Extract everything from the first line through the line with "from matplotlib.ticker import", both ends included, except for any pictures.

**Data extract**
------------------------

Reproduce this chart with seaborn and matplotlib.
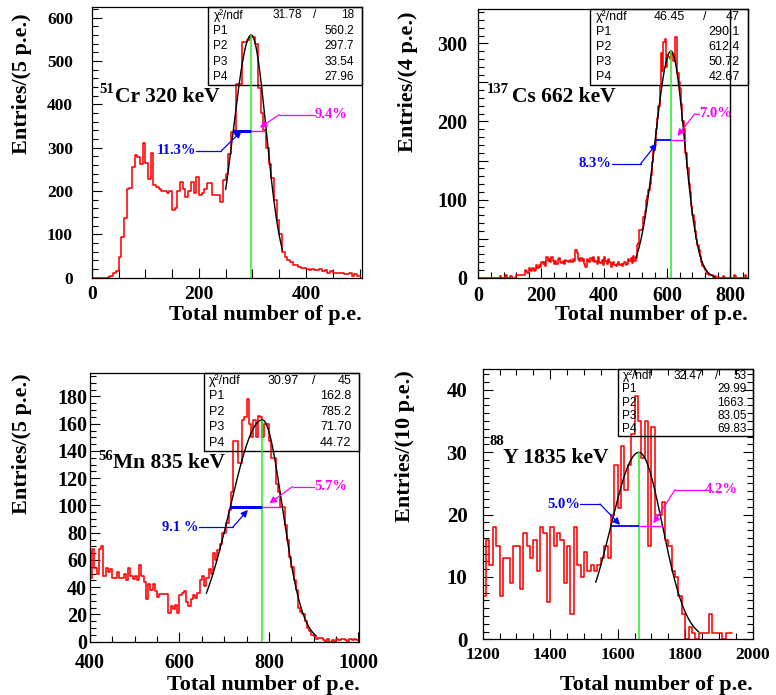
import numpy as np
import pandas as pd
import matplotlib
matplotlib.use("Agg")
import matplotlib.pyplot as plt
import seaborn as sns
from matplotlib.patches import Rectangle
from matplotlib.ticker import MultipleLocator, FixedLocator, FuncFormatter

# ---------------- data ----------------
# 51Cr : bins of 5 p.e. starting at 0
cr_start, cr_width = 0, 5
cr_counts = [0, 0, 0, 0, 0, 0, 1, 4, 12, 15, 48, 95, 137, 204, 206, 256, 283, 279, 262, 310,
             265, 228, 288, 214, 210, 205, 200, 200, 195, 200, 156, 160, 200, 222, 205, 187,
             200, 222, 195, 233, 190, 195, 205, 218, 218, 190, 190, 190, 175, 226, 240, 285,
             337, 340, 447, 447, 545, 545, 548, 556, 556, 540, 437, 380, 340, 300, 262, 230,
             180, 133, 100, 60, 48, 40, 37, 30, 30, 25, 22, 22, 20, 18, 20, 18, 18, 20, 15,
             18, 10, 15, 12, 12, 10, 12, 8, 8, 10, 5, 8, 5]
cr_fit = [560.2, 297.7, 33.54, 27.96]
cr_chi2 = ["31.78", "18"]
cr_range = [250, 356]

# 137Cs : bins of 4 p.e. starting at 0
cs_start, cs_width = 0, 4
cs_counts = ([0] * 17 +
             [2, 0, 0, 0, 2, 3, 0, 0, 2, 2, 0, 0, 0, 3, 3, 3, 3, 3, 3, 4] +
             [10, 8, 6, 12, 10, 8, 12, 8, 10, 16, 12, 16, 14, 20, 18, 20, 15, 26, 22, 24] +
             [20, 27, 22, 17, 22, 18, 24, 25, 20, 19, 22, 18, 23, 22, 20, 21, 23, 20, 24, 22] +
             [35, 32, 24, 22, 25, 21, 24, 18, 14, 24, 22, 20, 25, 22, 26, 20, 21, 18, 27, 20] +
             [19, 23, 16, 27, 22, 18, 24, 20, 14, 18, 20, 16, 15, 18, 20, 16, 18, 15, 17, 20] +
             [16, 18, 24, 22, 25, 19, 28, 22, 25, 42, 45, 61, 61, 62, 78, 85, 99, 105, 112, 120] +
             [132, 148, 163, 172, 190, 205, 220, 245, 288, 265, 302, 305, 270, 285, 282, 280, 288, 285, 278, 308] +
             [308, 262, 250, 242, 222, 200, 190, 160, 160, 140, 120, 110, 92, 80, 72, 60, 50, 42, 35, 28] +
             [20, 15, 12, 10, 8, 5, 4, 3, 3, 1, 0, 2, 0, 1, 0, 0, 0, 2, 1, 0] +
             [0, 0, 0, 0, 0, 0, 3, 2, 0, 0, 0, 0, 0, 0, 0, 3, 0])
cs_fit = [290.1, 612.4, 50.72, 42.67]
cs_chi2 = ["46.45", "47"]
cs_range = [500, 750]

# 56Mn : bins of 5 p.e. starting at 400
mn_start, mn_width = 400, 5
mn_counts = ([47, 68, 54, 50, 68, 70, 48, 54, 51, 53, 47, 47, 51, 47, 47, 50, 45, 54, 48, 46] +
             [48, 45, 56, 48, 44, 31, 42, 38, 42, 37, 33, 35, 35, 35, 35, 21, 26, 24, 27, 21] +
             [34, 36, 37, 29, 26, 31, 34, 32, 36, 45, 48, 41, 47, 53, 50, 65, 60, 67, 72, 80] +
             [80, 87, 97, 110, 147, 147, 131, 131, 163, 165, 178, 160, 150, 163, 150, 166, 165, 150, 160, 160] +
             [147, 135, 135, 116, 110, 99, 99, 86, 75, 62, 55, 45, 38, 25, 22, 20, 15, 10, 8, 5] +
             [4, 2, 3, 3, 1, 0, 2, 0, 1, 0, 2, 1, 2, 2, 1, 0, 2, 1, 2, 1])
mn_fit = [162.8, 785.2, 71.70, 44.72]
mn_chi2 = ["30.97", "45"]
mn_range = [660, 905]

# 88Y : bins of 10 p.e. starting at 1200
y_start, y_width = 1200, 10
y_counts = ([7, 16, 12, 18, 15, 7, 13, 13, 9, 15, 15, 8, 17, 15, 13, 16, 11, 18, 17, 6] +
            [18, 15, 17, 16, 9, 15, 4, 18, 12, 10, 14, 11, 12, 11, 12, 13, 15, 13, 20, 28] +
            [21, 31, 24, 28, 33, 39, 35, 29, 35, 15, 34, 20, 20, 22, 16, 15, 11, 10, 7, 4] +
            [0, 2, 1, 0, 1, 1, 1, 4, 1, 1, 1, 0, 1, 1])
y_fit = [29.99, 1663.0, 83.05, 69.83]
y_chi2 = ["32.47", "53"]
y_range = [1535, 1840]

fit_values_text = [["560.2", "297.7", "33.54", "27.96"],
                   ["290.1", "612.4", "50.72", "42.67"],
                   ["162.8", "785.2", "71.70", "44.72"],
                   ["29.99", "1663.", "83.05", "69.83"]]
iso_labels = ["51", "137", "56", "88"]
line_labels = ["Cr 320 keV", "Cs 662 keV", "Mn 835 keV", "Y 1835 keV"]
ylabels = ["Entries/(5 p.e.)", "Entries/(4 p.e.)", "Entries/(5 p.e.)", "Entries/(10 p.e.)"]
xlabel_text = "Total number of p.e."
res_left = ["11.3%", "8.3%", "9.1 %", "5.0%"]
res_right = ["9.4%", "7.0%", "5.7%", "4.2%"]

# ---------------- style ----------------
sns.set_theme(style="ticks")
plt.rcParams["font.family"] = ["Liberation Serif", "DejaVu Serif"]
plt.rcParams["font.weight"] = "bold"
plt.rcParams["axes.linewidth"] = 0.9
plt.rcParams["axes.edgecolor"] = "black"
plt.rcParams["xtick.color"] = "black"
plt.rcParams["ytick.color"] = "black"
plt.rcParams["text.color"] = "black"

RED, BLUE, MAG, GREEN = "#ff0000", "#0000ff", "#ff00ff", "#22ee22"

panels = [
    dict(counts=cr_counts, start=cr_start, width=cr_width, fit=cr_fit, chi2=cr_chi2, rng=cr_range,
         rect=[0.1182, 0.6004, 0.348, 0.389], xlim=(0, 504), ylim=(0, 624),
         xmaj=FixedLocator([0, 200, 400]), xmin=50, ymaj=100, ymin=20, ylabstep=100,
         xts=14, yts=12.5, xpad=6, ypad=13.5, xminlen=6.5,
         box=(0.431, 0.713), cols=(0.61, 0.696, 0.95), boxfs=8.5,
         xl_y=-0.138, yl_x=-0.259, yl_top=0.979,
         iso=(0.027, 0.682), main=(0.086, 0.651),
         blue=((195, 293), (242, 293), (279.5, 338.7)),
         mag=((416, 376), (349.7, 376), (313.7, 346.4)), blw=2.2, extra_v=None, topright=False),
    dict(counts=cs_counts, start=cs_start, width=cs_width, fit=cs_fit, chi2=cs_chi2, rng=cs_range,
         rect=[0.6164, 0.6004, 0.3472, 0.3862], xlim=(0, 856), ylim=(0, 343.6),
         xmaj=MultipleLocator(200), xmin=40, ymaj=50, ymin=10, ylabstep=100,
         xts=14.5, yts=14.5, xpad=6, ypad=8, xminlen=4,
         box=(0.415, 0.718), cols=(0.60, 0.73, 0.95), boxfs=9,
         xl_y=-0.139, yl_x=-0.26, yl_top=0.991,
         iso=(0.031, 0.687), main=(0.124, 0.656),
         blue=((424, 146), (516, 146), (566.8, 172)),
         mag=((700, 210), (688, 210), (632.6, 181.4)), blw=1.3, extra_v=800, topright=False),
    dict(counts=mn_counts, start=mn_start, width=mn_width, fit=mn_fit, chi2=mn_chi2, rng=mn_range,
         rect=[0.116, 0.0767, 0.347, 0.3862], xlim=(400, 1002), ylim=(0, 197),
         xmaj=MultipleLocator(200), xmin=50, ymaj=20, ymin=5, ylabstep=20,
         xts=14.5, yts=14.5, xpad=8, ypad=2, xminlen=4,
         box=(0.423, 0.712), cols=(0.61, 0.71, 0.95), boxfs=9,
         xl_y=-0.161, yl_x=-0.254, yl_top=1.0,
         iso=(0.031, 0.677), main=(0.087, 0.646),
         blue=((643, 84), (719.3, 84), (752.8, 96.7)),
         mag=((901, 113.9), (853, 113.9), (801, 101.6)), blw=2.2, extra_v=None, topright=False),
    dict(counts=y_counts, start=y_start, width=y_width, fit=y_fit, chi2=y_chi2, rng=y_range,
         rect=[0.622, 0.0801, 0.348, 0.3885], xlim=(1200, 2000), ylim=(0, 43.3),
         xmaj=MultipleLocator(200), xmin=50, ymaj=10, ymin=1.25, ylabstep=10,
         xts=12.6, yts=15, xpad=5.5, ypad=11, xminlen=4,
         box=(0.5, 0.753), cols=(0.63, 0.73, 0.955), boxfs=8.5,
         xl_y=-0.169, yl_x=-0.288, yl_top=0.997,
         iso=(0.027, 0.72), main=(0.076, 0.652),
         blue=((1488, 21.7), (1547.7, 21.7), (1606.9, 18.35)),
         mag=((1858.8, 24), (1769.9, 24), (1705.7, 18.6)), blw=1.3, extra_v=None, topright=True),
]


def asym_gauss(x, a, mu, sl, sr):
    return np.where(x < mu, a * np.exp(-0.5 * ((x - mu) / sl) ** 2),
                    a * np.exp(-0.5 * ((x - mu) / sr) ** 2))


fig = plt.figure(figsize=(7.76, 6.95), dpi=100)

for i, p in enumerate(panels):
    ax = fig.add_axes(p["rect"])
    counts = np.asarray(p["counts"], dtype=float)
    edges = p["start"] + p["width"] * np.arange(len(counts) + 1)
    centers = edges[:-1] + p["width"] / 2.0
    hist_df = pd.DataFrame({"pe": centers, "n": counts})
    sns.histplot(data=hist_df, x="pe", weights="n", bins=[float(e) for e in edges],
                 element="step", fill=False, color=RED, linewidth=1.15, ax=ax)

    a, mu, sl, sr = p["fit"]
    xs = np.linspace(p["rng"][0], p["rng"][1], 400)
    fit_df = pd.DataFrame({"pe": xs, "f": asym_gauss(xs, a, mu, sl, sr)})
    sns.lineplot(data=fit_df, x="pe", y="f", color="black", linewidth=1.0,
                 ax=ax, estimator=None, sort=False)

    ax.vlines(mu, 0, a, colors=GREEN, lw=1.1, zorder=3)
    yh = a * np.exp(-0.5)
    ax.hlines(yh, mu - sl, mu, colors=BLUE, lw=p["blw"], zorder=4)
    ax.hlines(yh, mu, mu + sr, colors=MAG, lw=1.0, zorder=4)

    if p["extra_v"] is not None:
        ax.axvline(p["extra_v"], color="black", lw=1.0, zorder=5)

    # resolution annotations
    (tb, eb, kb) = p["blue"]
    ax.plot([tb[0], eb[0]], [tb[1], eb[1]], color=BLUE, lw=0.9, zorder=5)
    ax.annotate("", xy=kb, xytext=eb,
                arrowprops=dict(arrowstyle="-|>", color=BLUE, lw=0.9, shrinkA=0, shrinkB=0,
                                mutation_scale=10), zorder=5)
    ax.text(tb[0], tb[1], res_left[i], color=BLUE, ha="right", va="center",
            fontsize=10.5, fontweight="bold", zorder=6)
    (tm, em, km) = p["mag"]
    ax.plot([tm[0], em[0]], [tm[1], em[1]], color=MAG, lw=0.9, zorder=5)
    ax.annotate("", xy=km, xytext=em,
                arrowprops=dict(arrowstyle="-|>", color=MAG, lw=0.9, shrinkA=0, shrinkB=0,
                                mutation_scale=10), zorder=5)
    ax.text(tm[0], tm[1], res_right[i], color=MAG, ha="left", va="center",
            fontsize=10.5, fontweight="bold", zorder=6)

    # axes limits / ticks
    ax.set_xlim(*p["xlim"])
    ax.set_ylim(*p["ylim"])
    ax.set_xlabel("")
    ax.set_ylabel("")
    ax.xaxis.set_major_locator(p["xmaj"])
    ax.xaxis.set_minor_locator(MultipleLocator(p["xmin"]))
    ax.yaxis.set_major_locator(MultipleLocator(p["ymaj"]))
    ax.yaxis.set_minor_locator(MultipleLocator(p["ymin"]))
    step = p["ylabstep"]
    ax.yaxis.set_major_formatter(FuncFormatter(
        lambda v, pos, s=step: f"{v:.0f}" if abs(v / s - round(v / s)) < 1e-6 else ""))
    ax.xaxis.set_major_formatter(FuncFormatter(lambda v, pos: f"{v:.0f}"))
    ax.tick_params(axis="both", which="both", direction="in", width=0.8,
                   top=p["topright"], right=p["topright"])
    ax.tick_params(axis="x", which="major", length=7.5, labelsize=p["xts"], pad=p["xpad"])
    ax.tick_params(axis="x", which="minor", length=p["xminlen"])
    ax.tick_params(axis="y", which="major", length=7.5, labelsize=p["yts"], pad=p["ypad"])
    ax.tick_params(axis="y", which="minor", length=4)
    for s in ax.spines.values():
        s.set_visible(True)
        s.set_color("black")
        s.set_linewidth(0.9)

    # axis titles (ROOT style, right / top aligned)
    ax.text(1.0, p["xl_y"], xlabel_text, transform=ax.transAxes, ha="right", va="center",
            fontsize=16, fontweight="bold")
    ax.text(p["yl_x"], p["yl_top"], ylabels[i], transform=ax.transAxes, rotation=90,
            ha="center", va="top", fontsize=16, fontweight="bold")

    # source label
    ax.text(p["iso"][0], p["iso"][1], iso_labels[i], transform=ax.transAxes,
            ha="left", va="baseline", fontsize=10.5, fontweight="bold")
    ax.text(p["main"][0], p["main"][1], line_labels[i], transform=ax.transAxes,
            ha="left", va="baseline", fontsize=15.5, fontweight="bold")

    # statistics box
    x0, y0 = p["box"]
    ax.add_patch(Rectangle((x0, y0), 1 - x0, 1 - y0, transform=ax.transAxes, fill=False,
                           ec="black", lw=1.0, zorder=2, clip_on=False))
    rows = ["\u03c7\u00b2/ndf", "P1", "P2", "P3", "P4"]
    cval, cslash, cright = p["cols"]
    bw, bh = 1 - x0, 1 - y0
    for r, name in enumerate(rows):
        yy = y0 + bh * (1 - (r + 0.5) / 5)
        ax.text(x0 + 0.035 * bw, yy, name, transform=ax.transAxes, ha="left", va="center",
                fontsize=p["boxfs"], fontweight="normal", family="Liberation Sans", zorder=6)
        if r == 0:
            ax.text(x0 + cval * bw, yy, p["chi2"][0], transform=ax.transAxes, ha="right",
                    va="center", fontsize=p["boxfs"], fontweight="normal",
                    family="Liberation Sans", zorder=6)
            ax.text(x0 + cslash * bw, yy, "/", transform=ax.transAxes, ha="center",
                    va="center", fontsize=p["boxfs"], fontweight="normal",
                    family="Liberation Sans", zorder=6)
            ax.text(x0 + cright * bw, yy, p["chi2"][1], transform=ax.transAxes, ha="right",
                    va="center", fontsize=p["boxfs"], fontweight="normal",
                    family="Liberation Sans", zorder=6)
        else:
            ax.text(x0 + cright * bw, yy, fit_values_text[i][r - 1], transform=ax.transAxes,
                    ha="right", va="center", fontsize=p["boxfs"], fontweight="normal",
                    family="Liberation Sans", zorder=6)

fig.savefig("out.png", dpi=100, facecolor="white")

------------------------

**Full solution**
Reproduce this chart with seaborn and matplotlib.
import numpy as np
import pandas as pd
import matplotlib
matplotlib.use("Agg")
import matplotlib.pyplot as plt
import seaborn as sns
from matplotlib.patches import Rectangle
from matplotlib.ticker import MultipleLocator, FixedLocator, FuncFormatter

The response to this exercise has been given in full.